3) Set the digital multitack to slave, rewind your film and set the projector running. The audio output is connected to the audio input of the sync unit. The sync unit converts this back into MTC, and the multitrack should start running in time. This would only work if the balance track is capable of holding the bandwidth of information in the SMPTE soundtrack which it may (or may not) be able to do.


It isn't that simple! The above example would work fine if your soundtrack was something you had composed yourself stored as pure MIDI data without the use of long samples or audio recordings. If you have simply recorded a 5:1 soundtrack off a DVD or whatever onto the multitrack in MIDI terms it would be a single event. A signal would tell it to start playing, and it would wait for another signal to tell it to stop. You would lose sync. I could go into this in greater detail but that would take too long!

So the only relatively easy approach would be to use a projector with external crystal sync such as the GS1200. In which case you would be pretty much as well off just playing back the DVD in the first place, the only real advantage that I could see with using a digital multitrack is that you could probably be able to get the soundtrack to start at exactly the correct point, and you would be able to edit the soundtrack to remove portions of it that aren't on the Super 8 film. You could isolate the portions of a soundtrack from a DVD that are found in an edited digest and stitch them together in sequence for example (but then again you could do this last bit with a computer anyway).

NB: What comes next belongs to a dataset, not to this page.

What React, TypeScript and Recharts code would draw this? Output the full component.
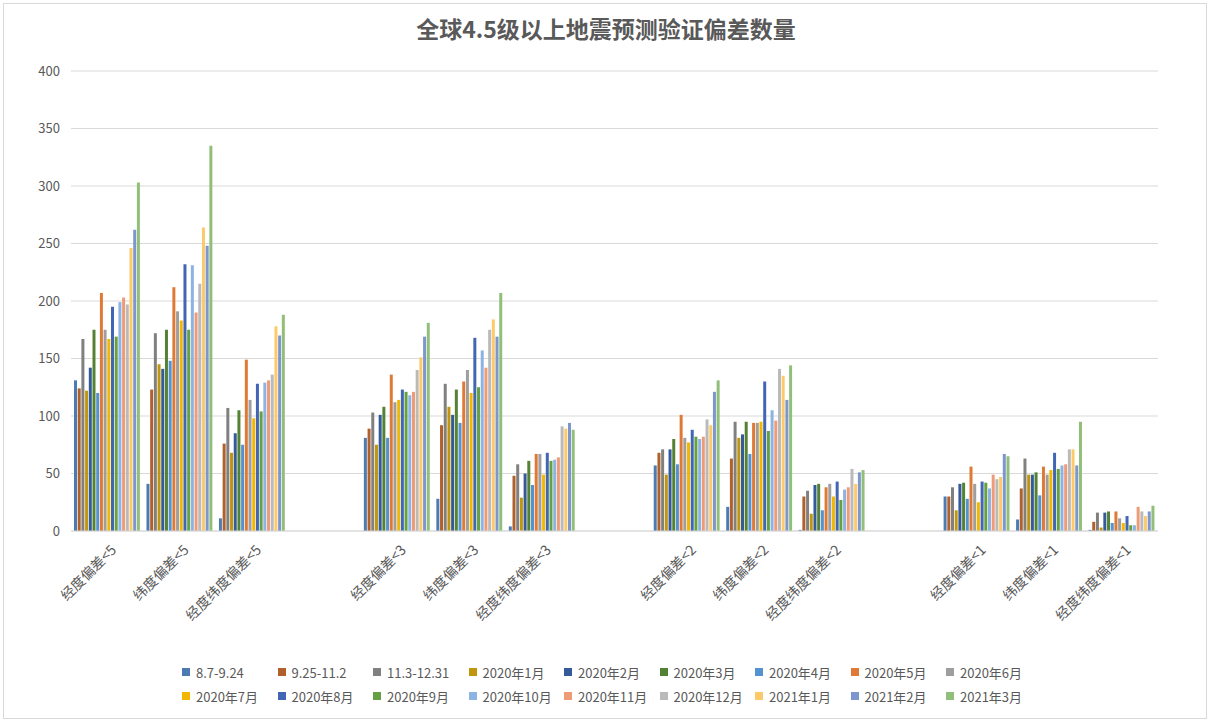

So yes you could do something along those lines, but it would be quite a bit of effort. The other problem is that most digital multitracks have finite internal storage, so you would only be able to fit a few movies onto it (unless you had load of hard drives that you kept swapping out).

I'm sure I've missed out some other pertinent points, I guess what I'm trying to say is that it isn't as simple as it may first seem, and certainly not at all easy with 'prosumer' recording gear like the Korg you mention.
Posted by Jim Carlile (Member # 812) on December 04, 2008, 02:53 AM:
In other words, render to Caesar the things that
are Caesar's. Don't mix apples and oranges. And don't mix the grape and the grain, etc.
Posted by Steven J Kirk (Member # 1135) on December 04, 2008, 09:18 AM:
Thanks very much for taking the time to make that full explanation! I thought it wouldn't be that straightforward because I had searched this site and found no mention of MIDI. I also knew someone would know the answer. I don't have a GS1200 but entertain the idea of running better quality soundtracks in sync with Super 8 and 16mm. I'd prefer a way to do it without changing the original Super 8 sound. I have a 16mm print of APOCALYPSE NOW and of course the DVD with great sound. Running the two togther remains an ambition.
Posted by Keith Ashfield (Member # 741) on December 04, 2008, 09:42 AM:
"LOOK OUT! - Jim's mentioned that word "GRAIN".

Can't you just feel Christopher P "cringing" again? (or should that be a-grain?)
Posted by Winbert Hutahaean (Member # 58) on December 04, 2008, 08:42 PM:
Hi Steven,

If your idea come to a real, I would imagine that we can play the sound from DVD source. And it does mean, we can switch the soundtrack to English, French, Africans, whatever the language available in that disc.

Amazing.... I wish...

Posted by James N. Savage 3 (Member # 83) on December 09, 2008, 09:51 AM:
Sorry guys, I'm a little slow on these things.

By MIDI, I think you mean "mini-disk" (right [Roll Eyes] ?).

I would have thought that the digital sound could easily be transfered to standard magnetic tape, since we can record DVD to our film's magnetic tracks.

Am I missing something?

Posted by Michael O'Regan (Member # 938) on December 09, 2008, 10:14 AM:
MIDI = Musical Instrument Digital Interface.
Posted by James N. Savage 3 (Member # 83) on December 09, 2008, 11:47 AM:
Oh, boy.... [Embarrassed]

Do I feel like an idiot!

Posted by Michael O'Regan (Member # 938) on December 09, 2008, 02:17 PM:
Its not a term that comes up too often related to film collecting.
Posted by Christopher Quinn (Member # 831) on December 10, 2008, 11:54 AM:
Steven, has the colour held up on your Apocalypse Now print?
Posted by Steven J Kirk (Member # 1135) on December 15, 2008, 07:47 AM:
Yes, the colour is pretty good. I'm no whiz when it comes to working out the film stock. It's a widescreen / masked print, however.